Count lines with "drawn" in them. Report only the total.
----------
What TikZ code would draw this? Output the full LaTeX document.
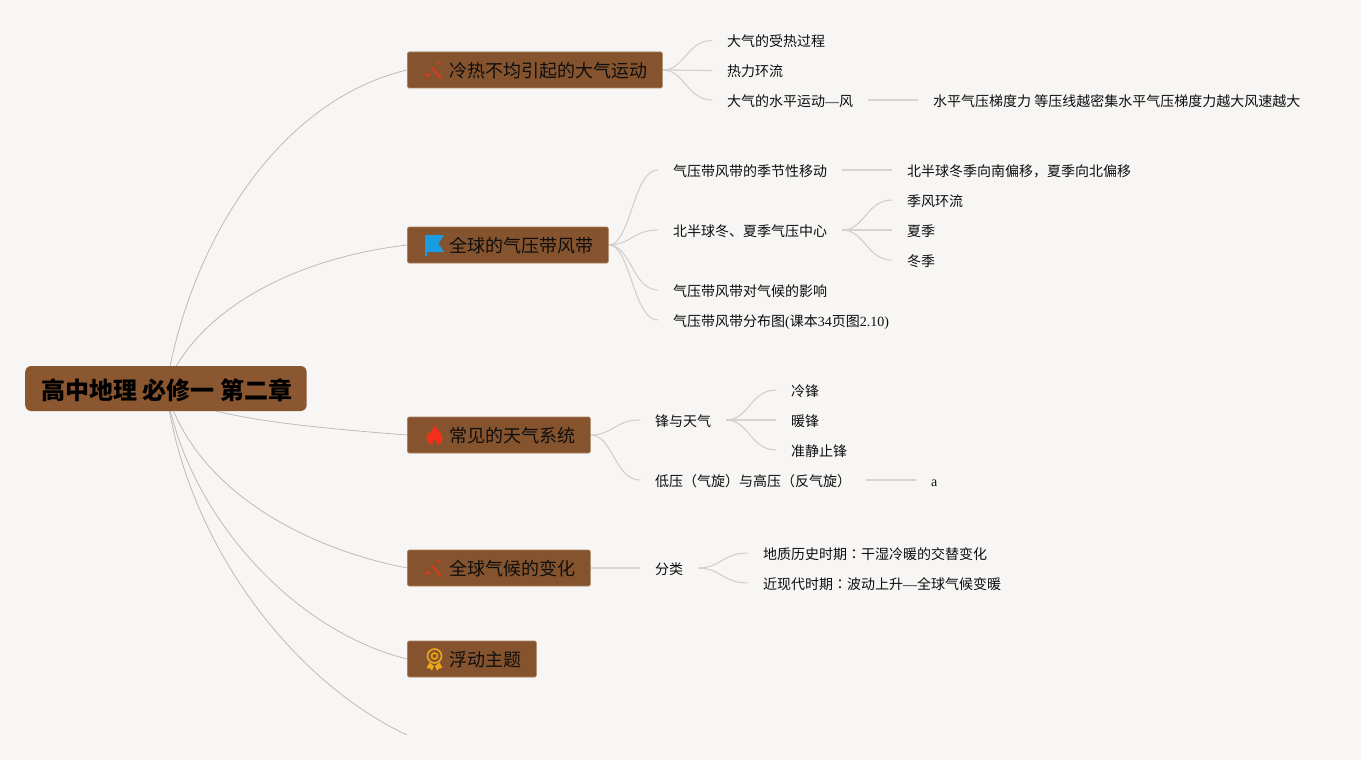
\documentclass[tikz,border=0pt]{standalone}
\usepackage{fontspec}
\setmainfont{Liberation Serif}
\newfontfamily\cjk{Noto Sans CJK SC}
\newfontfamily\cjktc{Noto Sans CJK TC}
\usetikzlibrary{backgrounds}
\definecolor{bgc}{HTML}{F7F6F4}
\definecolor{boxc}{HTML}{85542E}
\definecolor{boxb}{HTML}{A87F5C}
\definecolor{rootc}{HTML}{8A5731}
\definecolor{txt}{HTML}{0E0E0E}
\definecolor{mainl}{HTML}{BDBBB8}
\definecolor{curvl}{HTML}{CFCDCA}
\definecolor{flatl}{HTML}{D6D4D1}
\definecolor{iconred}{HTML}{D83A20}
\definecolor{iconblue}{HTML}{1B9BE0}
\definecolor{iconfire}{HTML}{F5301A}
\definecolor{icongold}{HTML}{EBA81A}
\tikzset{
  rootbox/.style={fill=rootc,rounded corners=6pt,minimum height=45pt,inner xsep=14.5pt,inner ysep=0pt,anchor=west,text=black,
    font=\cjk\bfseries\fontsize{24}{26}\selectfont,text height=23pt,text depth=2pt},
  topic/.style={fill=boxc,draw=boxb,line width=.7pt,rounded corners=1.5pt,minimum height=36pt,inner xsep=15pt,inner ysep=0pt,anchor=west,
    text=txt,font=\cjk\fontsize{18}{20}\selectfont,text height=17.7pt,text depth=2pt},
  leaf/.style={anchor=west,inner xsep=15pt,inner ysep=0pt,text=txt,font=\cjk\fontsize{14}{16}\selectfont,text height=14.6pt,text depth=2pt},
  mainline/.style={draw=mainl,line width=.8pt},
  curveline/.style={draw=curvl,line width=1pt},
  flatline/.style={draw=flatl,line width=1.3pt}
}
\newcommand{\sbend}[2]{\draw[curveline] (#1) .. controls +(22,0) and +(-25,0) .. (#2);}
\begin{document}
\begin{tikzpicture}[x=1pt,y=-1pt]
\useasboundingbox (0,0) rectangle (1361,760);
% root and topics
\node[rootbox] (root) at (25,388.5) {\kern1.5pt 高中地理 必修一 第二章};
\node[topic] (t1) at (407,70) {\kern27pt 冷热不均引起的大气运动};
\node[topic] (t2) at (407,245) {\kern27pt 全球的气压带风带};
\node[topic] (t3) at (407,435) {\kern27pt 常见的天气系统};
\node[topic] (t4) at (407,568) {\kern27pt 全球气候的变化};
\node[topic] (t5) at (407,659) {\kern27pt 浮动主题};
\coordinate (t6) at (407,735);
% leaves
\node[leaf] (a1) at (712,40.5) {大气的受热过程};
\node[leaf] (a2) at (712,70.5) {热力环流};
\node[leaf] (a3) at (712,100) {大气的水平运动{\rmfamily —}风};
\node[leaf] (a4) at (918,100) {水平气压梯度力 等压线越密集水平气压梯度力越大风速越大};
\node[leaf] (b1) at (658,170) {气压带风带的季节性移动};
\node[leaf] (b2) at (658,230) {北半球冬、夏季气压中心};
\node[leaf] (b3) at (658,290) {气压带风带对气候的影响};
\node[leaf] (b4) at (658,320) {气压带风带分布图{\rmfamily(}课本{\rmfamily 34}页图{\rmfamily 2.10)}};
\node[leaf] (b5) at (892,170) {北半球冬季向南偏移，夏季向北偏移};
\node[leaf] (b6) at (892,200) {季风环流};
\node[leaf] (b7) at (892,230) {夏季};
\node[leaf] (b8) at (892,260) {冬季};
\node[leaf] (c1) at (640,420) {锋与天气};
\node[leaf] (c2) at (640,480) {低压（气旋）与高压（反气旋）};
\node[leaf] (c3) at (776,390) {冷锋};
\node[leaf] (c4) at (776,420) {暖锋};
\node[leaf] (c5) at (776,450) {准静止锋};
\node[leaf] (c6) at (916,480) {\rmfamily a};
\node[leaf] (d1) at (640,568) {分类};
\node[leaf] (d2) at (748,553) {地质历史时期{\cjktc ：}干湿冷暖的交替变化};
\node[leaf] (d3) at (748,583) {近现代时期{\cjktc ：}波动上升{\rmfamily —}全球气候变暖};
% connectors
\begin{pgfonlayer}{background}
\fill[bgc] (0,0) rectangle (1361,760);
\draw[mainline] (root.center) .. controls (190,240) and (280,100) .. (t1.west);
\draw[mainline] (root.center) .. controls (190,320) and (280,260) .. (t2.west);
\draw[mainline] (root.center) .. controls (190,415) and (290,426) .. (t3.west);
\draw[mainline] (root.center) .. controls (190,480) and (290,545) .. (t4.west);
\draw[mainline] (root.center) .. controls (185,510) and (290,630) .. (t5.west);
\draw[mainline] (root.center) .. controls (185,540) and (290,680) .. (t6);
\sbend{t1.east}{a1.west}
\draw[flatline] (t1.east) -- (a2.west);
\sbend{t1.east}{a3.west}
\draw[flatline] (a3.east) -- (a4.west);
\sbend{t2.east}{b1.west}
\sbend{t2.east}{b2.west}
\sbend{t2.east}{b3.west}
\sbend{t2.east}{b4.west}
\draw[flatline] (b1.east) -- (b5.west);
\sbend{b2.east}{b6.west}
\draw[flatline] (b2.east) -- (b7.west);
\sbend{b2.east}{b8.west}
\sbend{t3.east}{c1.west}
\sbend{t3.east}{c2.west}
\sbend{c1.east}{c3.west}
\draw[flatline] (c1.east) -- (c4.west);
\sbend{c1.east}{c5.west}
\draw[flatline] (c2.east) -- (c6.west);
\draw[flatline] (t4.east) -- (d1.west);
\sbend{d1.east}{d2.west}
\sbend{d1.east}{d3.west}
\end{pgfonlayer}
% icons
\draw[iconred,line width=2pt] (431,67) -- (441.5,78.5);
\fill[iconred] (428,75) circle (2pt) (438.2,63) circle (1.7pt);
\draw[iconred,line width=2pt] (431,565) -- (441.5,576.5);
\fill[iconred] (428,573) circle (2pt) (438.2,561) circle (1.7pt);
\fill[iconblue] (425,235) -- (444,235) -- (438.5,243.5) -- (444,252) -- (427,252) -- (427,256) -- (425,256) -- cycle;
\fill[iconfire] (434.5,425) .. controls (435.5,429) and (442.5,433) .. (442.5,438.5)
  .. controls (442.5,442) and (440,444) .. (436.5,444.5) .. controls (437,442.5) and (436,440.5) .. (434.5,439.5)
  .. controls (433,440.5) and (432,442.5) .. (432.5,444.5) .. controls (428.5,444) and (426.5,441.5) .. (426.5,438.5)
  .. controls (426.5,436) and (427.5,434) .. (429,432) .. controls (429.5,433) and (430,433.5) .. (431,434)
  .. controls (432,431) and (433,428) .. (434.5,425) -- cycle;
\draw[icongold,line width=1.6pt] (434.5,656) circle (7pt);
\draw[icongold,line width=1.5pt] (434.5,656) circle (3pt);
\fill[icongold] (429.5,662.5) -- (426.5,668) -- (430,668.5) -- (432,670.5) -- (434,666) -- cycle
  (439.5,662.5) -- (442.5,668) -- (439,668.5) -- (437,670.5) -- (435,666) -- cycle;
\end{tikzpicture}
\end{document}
----------
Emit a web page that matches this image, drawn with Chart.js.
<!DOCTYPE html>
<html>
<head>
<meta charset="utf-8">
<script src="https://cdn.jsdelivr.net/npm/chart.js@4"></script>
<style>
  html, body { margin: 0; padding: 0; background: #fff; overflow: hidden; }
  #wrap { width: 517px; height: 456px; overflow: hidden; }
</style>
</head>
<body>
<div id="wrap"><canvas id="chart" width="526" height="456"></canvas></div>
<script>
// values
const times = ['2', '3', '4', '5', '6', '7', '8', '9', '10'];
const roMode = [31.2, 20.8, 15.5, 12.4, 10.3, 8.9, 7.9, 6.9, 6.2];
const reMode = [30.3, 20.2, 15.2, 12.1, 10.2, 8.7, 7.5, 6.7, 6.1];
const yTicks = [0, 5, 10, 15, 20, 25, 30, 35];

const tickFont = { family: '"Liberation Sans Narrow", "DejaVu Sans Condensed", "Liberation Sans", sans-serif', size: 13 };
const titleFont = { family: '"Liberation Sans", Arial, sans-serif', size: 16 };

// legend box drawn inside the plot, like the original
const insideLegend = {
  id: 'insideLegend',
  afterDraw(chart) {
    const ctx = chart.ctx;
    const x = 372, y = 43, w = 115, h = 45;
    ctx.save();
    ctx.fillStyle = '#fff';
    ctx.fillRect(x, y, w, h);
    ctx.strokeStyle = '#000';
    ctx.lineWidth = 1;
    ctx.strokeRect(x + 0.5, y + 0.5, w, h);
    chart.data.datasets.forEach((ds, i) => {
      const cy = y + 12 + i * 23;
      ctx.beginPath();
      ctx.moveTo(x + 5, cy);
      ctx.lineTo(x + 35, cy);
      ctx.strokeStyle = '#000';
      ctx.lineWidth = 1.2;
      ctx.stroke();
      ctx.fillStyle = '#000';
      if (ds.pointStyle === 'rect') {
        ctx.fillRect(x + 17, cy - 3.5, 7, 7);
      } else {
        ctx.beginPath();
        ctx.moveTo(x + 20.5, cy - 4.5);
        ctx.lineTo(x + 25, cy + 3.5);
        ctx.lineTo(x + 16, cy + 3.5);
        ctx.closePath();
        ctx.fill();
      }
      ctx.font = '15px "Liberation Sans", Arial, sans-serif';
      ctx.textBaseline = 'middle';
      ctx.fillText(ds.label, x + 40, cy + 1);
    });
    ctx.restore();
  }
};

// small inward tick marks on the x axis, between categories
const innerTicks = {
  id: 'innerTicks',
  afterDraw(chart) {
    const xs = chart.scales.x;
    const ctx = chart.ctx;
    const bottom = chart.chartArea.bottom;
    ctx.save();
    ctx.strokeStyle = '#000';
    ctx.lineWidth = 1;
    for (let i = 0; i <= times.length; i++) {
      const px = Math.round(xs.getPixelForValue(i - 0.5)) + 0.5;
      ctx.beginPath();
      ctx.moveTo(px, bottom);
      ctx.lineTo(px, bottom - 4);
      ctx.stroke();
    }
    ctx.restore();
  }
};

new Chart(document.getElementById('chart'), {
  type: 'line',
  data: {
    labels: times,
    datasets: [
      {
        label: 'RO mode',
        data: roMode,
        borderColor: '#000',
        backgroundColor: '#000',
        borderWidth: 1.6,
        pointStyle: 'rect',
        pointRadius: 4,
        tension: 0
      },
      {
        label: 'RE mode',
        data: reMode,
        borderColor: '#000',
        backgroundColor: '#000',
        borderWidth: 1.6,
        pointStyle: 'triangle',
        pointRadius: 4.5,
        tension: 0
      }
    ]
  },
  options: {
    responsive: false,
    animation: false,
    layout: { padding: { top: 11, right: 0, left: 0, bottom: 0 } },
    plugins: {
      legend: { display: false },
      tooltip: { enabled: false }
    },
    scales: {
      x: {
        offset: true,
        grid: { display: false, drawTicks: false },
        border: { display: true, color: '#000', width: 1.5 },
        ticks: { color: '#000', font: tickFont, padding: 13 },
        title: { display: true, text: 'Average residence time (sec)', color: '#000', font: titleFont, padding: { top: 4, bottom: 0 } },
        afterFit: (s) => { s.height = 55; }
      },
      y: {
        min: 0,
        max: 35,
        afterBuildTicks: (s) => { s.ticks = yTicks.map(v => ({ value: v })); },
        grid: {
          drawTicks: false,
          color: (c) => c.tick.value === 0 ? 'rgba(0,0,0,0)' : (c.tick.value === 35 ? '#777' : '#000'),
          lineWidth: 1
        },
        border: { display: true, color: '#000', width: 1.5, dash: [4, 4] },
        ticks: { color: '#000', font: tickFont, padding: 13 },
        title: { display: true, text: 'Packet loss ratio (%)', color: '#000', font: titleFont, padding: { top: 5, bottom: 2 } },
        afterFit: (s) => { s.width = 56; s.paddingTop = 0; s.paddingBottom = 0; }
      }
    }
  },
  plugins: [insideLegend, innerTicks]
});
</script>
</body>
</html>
----------
- **Answer for the task**
2